Estábamos revisando a la mujer. Dos enfermeras, dos auxiliares, dos médicos externos y yo, la única médica residente.
La mujer, que había cerrado los ojos mientras la revisábamos, los abrió con rabia y dijo “no, no”, por toda respuesta.
—¿No quiere verlo? —preguntó Jacqueline Marro con un ligero tono de sorpresa.
—No, no —repitió la mujer.
Y añadió con rencor:
—¡Por supuesto que no! No tiene nada que hacer aquí. Díganle que se vaya, por favor.
Me quedé mirando fijamente a la mujer. ¿Debíamos responder algo o limitarnos a respetar su deseo? Cuando desvié la mirada, tenía siete pares de ojos sobre mí. Por una especie de acuerdo tácito, todos habían decidido que fuera yo a hablar con el hijo.
Estoy acostumbrada a darle a la gente las noticias más terribles: “Tiene leucemia”, “Me temo que no le quedan más que cinco o seis meses de vida”... Pero eso no significa que sea insensible. El ser humano se acostumbra a las cosas más increíbles. Y, sin embargo, a pesar de tanta experiencia, me transpiraban las manos como la primera vez que tuve que decirle a un paciente que tenía una enfermedad incurable.

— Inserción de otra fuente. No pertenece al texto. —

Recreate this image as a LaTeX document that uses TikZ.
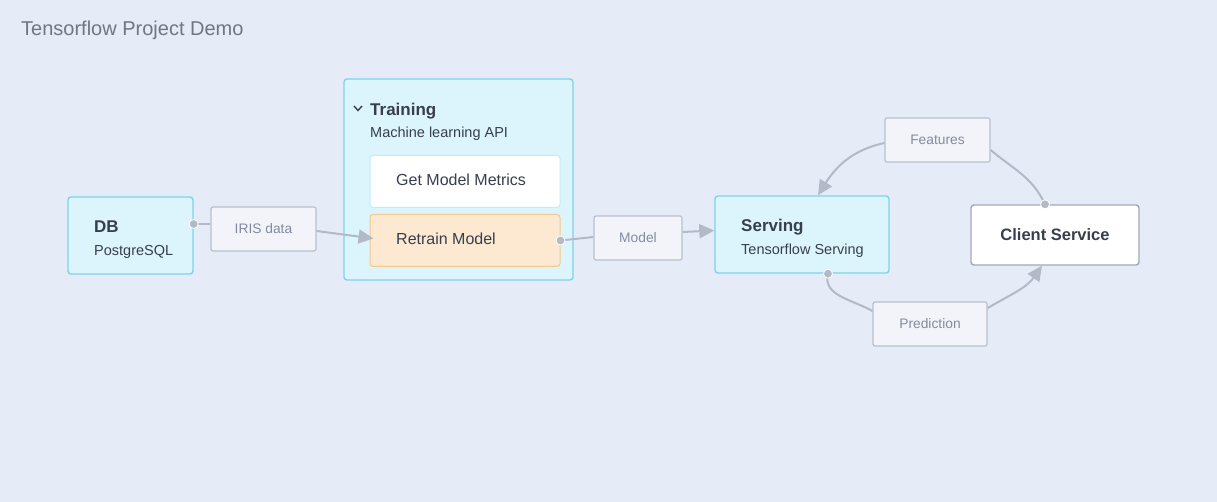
\documentclass[tikz,border=0pt]{standalone}
\usepackage{fontspec}
\setmainfont{Liberation Sans}
\usetikzlibrary{positioning,arrows.meta}

\definecolor{bgblue}{RGB}{229,236,247}
\definecolor{cyanfill}{RGB}{220,245,253}
\definecolor{cyanline}{RGB}{125,211,236}
\definecolor{peachfill}{RGB}{253,232,209}
\definecolor{peachline}{RGB}{247,200,140}
\definecolor{labelfill}{RGB}{242,244,249}
\definecolor{labelline}{RGB}{184,192,206}
\definecolor{labeltext}{RGB}{130,140,160}
\definecolor{linkgray}{RGB}{178,186,200}
\definecolor{textdark}{RGB}{55,63,78}
\definecolor{titlegray}{RGB}{112,118,130}
\definecolor{clientline}{RGB}{160,168,184}

\begin{document}
\begin{tikzpicture}[
  x=1pt, y=1pt,
  panel/.style={draw=cyanline, fill=cyanfill, line width=1.4pt, rounded corners=3pt},
  inner/.style={rounded corners=3pt, line width=1pt, minimum width=190pt, minimum height=52pt},
  edgelabel/.style={draw=labelline, fill=labelfill, line width=1.2pt, rounded corners=2pt,
    minimum height=44pt, text=labeltext, font=\fontsize{13.8}{16}\selectfont},
  head/.style={anchor=base west, inner sep=0, text=textdark, font=\fontsize{17}{20}\selectfont\bfseries},
  sub/.style={anchor=base west, inner sep=0, text=textdark, font=\fontsize{14.5}{17}\selectfont},
  dot/.style={circle, fill=linkgray, draw=white, line width=0.8pt, inner sep=0, minimum size=9pt},
  plain link/.style={draw=linkgray, line width=2pt},
  link/.style={plain link, -{Triangle[length=15pt, width=14pt]}}
]
  % background and title
  \fill[bgblue] (0,0) rectangle (1217,-502);
  \useasboundingbox (0,0) rectangle (1217,-502);
  \node[anchor=base west, inner sep=0, text=titlegray, font=\fontsize{20}{24}\selectfont]
    (title) at (21,-36) {Tensorflow Project Demo};

  % DB
  \node[panel, minimum width=125pt, minimum height=77pt] (db) at (130.5,-235.5) {};
  \node[head] (dbname) at (94,-233) {DB};
  \node[sub] (dbsub) at (94,-256) {PostgreSQL};

  % Training group
  \node[panel, minimum width=229pt, minimum height=201pt] (training) at (458.5,-179.5) {};
  \draw[textdark, line width=1.4pt] (354,-106) -- (358,-110.5) -- (362,-106);
  \node[head] (trainname) at (370,-116) {Training};
  \node[sub] (trainsub) at (370,-138) {Machine learning API};
  \node[inner, draw=cyanline!45, fill=white] (metrics) at (465,-181.5) {};
  \node[inner, draw=peachline, fill=peachfill, below=6pt of metrics] (retrain) {};
  \node[anchor=base west, inner sep=0, text=textdark, font=\fontsize{16}{19}\selectfont]
    (metricstext) at (396,-186) {Get Model Metrics};
  \node[anchor=base west, inner sep=0, text=textdark, font=\fontsize{16}{19}\selectfont]
    (retraintext) at (396,-245) {Retrain Model};

  % Serving
  \node[panel, minimum width=174pt, minimum height=77pt] (serving) at (802,-234.5) {};
  \node[head] (servname) at (741,-232) {Serving};
  \node[sub] (servsub) at (741,-255) {Tensorflow Serving};

  % Client Service
  \node[draw=clientline, fill=white, line width=1.4pt, rounded corners=3pt,
    minimum width=168pt, minimum height=60pt, text=textdark,
    font=\fontsize{16.5}{19}\selectfont\bfseries] (client) at (1055,-235) {Client Service};

  % edge labels
  \node[edgelabel, minimum width=105pt] (iris) at (263.5,-229) {IRIS data};
  \node[edgelabel, minimum width=88pt] (model) at (638,-238) {Model};
  \node[edgelabel, minimum width=105pt] (features) at (937.5,-140) {Features};
  \node[edgelabel, minimum width=114pt] (prediction) at (930,-324) {Prediction};

  % connectors
  \draw[plain link] ([yshift=11.5pt]db.east) -- ([yshift=5pt]iris.west);
  \draw[link] ([yshift=-2pt]iris.east) -- ([xshift=4pt, yshift=2pt]retrain.west);
  \draw[plain link] (retrain.east) -- ([yshift=1pt]model.west);
  \draw[link] ([yshift=6pt]model.east) -- ([yshift=4pt]serving.west);
  \draw[plain link] ([xshift=-10pt]client.north) to[out=115, in=-40] ([yshift=-10pt]features.east);
  \draw[link] ([yshift=-3pt]features.west) to[out=192, in=58] ([xshift=16pt]serving.north);
  \draw[plain link] ([xshift=26pt]serving.south) to[out=-105, in=150] ([yshift=13pt]prediction.west);
  \draw[link] ([yshift=16pt]prediction.east) to[out=30, in=-125] ([xshift=-13pt]client.south);

  % connector start dots
  \node[dot] (dbout) at ([yshift=11.5pt]db.east) {};
  \node[dot] (retrainout) at (retrain.east) {};
  \node[dot] (clientout) at ([xshift=-10pt]client.north) {};
  \node[dot] (servout) at ([xshift=26pt]serving.south) {};
\end{tikzpicture}
\end{document}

El hijo esperaba parado en el umbral de la puerta de la sala de familiares. Mi cuerpo y mi cara deben haberle proporcionado una información muy clara, porque me tendió la mano y sin preámbulos me dijo: “No me quiere ver, ¿no es cierto?”. Me facilitó la tarea. Le respondí: “No, no...”. Y al hacerlo, imité un poco, sin querer, la entonación de su madre. Me dio las gracias y sonrió con pena. Cuando ya se estaba yendo, volvió hacia mí.
—¿Podría ver otra habitación, al menos?
Sorprendida, le pregunté si quería ver a otro paciente. Pero no, solo quería ver una habitación. ¿Para hacerse una idea del lugar donde probablemente moriría su madre?
No había ninguna habitación vacía. Cosa bastante rara en nuestra unidad. Había, en cambio, una cuyo paciente había salido para una sesión de quimio.
—Está bien —dije.
Unos segundos después estábamos los dos en esa habitación, ubicada frente a la de su madre. Me sentía como un agente inmobiliario, esperando que el cliente termine su visita. Hasta que murmuró:
—Muy bien, ya veo. Sí, muy bien.
Lo acompañé hasta la salida. Me tendió la mano por segunda vez. Estaba aún más húmeda que la mía. Nunca volvió a ver a su madre. Todavía recuerdo su última mirada. La mirada infeliz de un niño injustamente castigado.